During the pandemic what became as a severe shortage of personal protective equipment and health supplies in New Zealand, materialized into a full-blown crisis of shortages of both consumer and industrial products resulting into major disruptions of essential services.

This led to an incredible reliance on direct airfreight from China to New Zealand with the single content of light volumetric equipment with a carbon footprint that was significant.

Normally this type of equipment would be shipped by sea.

The pandemic/climate change and the war in the Ukraine has clearly shown to Aotearoa New Zealand, that we are in a new world of external and internal disruptions that impact the lively hood of all kiwis.

The agility of sourcing foreign inventory for both New Zealand business and Government essential services onshore, transforms our society from a position of supply chain weakness into a position of "Economic Supply Chain Resilience'.

This resilience in terms of lower transport distances will reduce our kiwi businesses and Aotearoa New Zealand overall carbon emissions significantly.

UNCTAD Global Alliance of Special Economic Zones

The Southern Link Te Aoutanga would join with UNCTAD Global Alliance of Special Economic Zones 

Which constitute seven global, regional and national associations representing over 7,000 special economic zones (SEZs) including:

  • Africa Economic Zones Organization (AEZO).
  • Free Trade Zones Association of the Americas (AZFA).
  • Green Partnership for Industrial Parks of China (GPIPC).
  • International Association of Science Parks and Areas of Innovation (IASP).
  • National Association of Foreign-Trade Zones, United States of America (NAFTZ).
  • United Nations Conference on Trade and Development (UNCTAD).
  • World Free and Special Economic Zones Federation (FEMOZA).
  • World Free Zones Organization (World FZO).

SEZs are geographically delimited areas within which governments promote industrial activity through fiscal and regulatory incentives and infrastructure support.

The Global Alliance of Special Economic Zones (GASEZ) seeks to drive the modernization of these zones across the world and maximize their contribution to the UN Sustainable Development Goals (SDGs).

UNCTAD Secretary-General Rebeca Grynspan said: “The United Nations 2030 Agenda for Sustainable Development provides an opportunity for special economic zones to attract investment by putting SDGs at the forefront of their value proposition.
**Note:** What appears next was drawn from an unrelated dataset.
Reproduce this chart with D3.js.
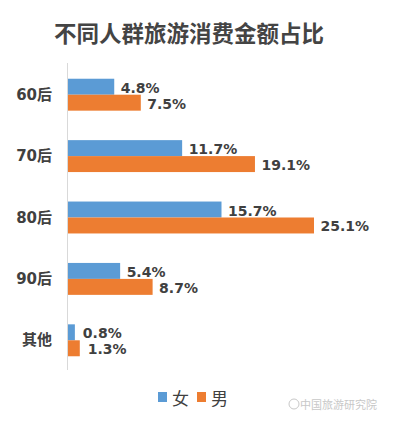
<!DOCTYPE html>
<html><head><meta charset="utf-8">
<script src="https://cdn.jsdelivr.net/npm/d3@7/dist/d3.min.js"></script>
<style>body{margin:0;background:#fff;}svg{display:block;}</style>
</head><body>
<svg id="c" width="393" height="424"></svg>
<script>
const categories = ["60后","70后","80后","90后","其他"];
const female = [4.8, 11.7, 15.7, 5.4, 0.8];
const male = [7.5, 19.1, 25.1, 8.7, 1.3];
const seriesNames = ["女","男"];
const colors = ["#5B9BD5","#ED7D31"];

const svg = d3.select("#c");
const font = "'Noto Sans CJK SC', 'Microsoft YaHei', sans-serif";
const numFont = "'DejaVu Sans', 'Noto Sans CJK SC', sans-serif";
const txt = "#404040";

svg.append("text").attr("x",189).attr("y",32).attr("text-anchor","middle")
  .attr("dominant-baseline","central").attr("font-family",font).attr("font-weight","bold")
  .attr("font-size",22.5).attr("fill","#444").text("不同人群旅游消费金额占比");

const x = d3.scaleLinear().domain([0,25.1]).range([67,314]);
const y = d3.scaleBand().domain(categories).range([64,371]).paddingInner(0.48).paddingOuter(0.24);
const sub = d3.scaleBand().domain([0,1]).range([0,y.bandwidth()]);

const data = categories.map((c,i)=>({c, v:[female[i], male[i]]}));
const g = svg.append("g");
data.forEach(d=>{
  d.v.forEach((v,k)=>{
    g.append("rect").attr("x",x(0)).attr("y",y(d.c)+sub(k))
      .attr("width",x(v)-x(0)).attr("height",sub.bandwidth()).attr("fill",colors[k]);
    g.append("text").attr("x",x(v)+(v<2?8:6.5)).attr("y",y(d.c)+sub(k)+sub.bandwidth()/2+1)
      .attr("dominant-baseline","central").attr("font-family",numFont).attr("font-weight","bold")
      .attr("font-size",14).attr("fill",txt).text(v.toFixed(1)+"%");
  });
});

svg.append("line").attr("x1",67.5).attr("x2",67.5).attr("y1",63).attr("y2",370)
  .attr("stroke","#d9d9d9").attr("stroke-width",1);

svg.append("g").selectAll("text").data(categories).join("text")
  .attr("x",52).attr("y",d=>y(d)+y.bandwidth()/2)
  .attr("text-anchor","end").attr("dominant-baseline","central")
  .attr("font-family",numFont).attr("font-weight","bold").attr("font-size",15).attr("fill",txt)
  .text(d=>d);

const leg = svg.append("g");
const legX = [158,197];
seriesNames.forEach((n,k)=>{
  leg.append("rect").attr("x",legX[k]).attr("y",392).attr("width",9).attr("height",10).attr("fill",colors[k]);
  leg.append("text").attr("x",legX[k]+14).attr("y",397).attr("dominant-baseline","central")
    .attr("font-family",font).attr("font-size",17).attr("fill",txt).text(n);
});

svg.append("text").attr("x",377).attr("y",404).attr("text-anchor","end").attr("dominant-baseline","central")
  .attr("font-family",font).attr("font-size",11).attr("fill","#c8c8c8").text("中国旅游研究院");
svg.append("circle").attr("cx",294).attr("cy",404).attr("r",5).attr("fill","none").attr("stroke","#c8c8c8");
</script>
</body></html>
A new model of sustainable special economic zones is therefore rapidly taking shape and they are contributing to more inclusive, resilient and sustainable economies in the countries where they operate".

The Southern Link Te Aoutanga Aotearoa ethos in alignment with (GASEZ)will be:

  1. Facilitating cross-border and cross-industry collaboration between SEZs in trade and investment promotion for sustainable development.
  2. Collective policy advocacy for sound enabling frameworks for SEZs at the national, regional and global levels.
  3. Promoting awareness of the contributions of SEZs to sustainable development.
  4. Peer learning through the exchange of experiences, best practices and lessons learned among SEZs.
  5. Undertaking joint technical cooperation programmes for modernizing SEZs and promoting SDG model zones

The consequences of this alliance could lead to shorter and closer supply chains, which can improve regional economies and Industrial upgrading.

This is intern supports:

  • NZ focus on reduced emissions.
  • Greenhouse Gas Protocol Corporate Accounting and Reporting Standard.